Question

Consider two bulbs seperated by a valce. Both bulbs are amintained at the same temperature. Assume that when the valve between the two bulbs is closed, the gases are sealed in their respective bulbs. When the valve is closed, the following data apply:
Bulb A Bulb B
Gas Ne CO
V 2.50L 2.00L
P 1.09 atm 0.73 atm


Assuming no temperature change, determine the final pressure inside the system after the valve connecting the two bulbs is opened.

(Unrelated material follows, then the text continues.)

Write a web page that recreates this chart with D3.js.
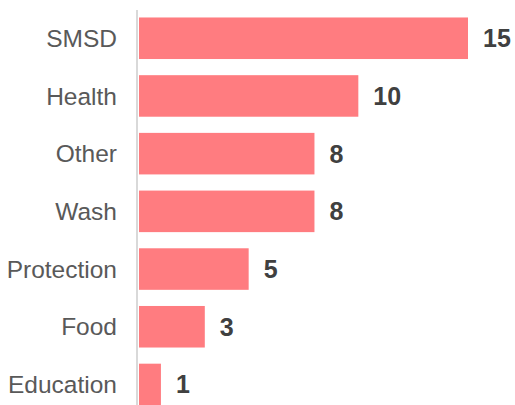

Ignore the volume of the tube connecting the two bulbs.

Answer 1

Answer:

The  pressure is $P_f = 0.93 \ atm$

Explanation:

From the question we are told that

   The  volume of  Ne  is  $V_N = 2.50 \ L$

    The volume  of  CO is  $V_C = 2.00 \ L$

    The  pressure of  $Ne$ is  $P_N = 1.09 \ atm$

      The  pressure of  CO is $P_C = 0.773 \ atm$

The  number of  moles of  Ne present is evaluated using the ideal gas equation as

      $n_N = \frac{P_N * V_N}{R T}$

=>   $n_N = \frac{1.09 * 2.50 }{R T} = \frac{2.725}{RT}$

The  number of  moles of  CO present is evaluated using the ideal gas equation as

      $n_N = \frac{P_C * V_C}{R T}$

=>   $n_N = \frac{0.73 * 2.00 }{R T} = \frac{1.46}{RT}$

The  total number of moles of gas present is evaluated as

        $n_T = n_N + n_C$

        $n_T = \frac{2.725}{RT} + \frac{1.46}{RT}$

      $n_T = \frac{4.185}{RT}$

The  total volume of gas present when valve is opened is  mathematically represented as

                $V_T = V_N + V_C$

    =>        $V_T = 2.50 + 2.00 = 4.50 \ L$

So

  From the ideal gas equation the final pressure inside the system  is mathematically represented as

         $P_f = \frac{n_T * RT }{ V_T}$

=>      $P_f = \frac{[\frac{4.185}{RT} ] * RT }{ 4.50}$

=>       $P_f = 0.93 \ atm$